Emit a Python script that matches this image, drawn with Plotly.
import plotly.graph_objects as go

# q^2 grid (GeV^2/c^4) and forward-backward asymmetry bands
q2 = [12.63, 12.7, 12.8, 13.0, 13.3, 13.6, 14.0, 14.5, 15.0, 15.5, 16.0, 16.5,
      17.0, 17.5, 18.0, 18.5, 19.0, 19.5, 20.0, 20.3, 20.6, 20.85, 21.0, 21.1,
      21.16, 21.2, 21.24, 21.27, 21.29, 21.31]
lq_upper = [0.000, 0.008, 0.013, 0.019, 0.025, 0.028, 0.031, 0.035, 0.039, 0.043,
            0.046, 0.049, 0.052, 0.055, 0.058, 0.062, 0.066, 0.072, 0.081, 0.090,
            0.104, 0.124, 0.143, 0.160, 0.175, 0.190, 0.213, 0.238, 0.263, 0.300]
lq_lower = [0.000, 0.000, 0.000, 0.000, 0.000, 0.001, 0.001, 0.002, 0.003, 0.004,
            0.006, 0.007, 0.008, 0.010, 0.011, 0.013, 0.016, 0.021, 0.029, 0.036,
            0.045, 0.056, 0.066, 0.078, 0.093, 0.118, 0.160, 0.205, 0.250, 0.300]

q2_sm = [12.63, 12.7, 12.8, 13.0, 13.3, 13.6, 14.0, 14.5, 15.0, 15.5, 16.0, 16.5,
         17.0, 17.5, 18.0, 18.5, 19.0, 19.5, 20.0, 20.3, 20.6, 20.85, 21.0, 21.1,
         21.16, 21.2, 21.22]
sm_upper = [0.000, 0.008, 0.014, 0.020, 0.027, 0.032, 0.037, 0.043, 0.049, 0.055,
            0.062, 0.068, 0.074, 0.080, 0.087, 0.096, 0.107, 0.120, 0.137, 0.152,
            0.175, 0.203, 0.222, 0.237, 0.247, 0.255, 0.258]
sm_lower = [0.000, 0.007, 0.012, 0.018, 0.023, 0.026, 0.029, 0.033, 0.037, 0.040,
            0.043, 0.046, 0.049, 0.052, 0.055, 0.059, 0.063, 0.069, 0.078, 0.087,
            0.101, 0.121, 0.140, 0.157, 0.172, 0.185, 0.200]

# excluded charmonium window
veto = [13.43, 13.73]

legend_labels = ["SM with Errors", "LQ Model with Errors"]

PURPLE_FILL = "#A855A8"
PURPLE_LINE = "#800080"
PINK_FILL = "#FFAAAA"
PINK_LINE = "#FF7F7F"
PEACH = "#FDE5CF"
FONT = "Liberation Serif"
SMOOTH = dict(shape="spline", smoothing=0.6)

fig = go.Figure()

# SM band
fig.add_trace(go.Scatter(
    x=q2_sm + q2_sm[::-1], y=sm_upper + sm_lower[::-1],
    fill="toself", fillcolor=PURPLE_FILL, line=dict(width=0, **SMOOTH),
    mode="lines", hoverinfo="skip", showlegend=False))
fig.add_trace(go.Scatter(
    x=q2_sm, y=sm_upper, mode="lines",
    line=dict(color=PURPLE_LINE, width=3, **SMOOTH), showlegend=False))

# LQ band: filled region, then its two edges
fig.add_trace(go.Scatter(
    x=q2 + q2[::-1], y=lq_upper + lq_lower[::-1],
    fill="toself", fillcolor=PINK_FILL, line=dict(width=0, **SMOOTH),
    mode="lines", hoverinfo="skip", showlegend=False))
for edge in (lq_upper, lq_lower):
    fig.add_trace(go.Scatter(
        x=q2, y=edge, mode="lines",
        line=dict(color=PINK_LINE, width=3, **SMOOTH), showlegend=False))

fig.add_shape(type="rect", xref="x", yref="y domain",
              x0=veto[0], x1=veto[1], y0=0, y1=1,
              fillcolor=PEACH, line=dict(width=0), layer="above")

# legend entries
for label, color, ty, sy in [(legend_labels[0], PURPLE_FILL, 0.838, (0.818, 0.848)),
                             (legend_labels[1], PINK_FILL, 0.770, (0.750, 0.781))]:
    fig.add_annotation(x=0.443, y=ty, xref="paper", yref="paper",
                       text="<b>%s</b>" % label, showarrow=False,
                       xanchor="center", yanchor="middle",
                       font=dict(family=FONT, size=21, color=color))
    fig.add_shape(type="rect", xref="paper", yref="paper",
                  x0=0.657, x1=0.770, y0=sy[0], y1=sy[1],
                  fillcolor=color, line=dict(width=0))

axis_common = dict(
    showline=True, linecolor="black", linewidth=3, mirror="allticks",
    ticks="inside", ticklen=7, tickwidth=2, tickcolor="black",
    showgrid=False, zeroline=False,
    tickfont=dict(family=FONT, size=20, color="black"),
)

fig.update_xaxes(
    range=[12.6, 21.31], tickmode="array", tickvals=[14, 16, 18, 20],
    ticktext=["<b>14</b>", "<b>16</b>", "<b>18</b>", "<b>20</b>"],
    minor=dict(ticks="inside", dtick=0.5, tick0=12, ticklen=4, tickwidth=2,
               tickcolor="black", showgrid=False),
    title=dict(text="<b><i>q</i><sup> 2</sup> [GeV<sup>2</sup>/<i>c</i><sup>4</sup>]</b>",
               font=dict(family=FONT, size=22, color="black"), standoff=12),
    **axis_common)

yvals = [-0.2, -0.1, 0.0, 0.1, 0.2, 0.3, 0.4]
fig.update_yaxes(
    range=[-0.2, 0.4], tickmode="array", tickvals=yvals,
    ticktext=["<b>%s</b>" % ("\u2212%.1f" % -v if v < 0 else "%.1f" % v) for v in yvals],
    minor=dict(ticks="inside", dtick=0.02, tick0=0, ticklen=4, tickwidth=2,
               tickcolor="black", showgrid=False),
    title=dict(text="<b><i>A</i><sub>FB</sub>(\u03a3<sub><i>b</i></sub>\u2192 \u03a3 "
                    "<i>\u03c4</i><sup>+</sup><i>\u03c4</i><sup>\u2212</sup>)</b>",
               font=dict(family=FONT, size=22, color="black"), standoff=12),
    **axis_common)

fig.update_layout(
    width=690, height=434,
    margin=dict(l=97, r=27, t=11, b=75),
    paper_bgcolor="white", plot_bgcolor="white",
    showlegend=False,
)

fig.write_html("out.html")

------------------------------------------------

- _SET TASK_: Everything from the first line above up to and including the line that contains "import plotly.graph_objects as go" should be printed exactly; please print only that.

- _OUTPUT OF THE TASK_:
Emit a Python script that matches this image, drawn with Plotly.
import plotly.graph_objects as go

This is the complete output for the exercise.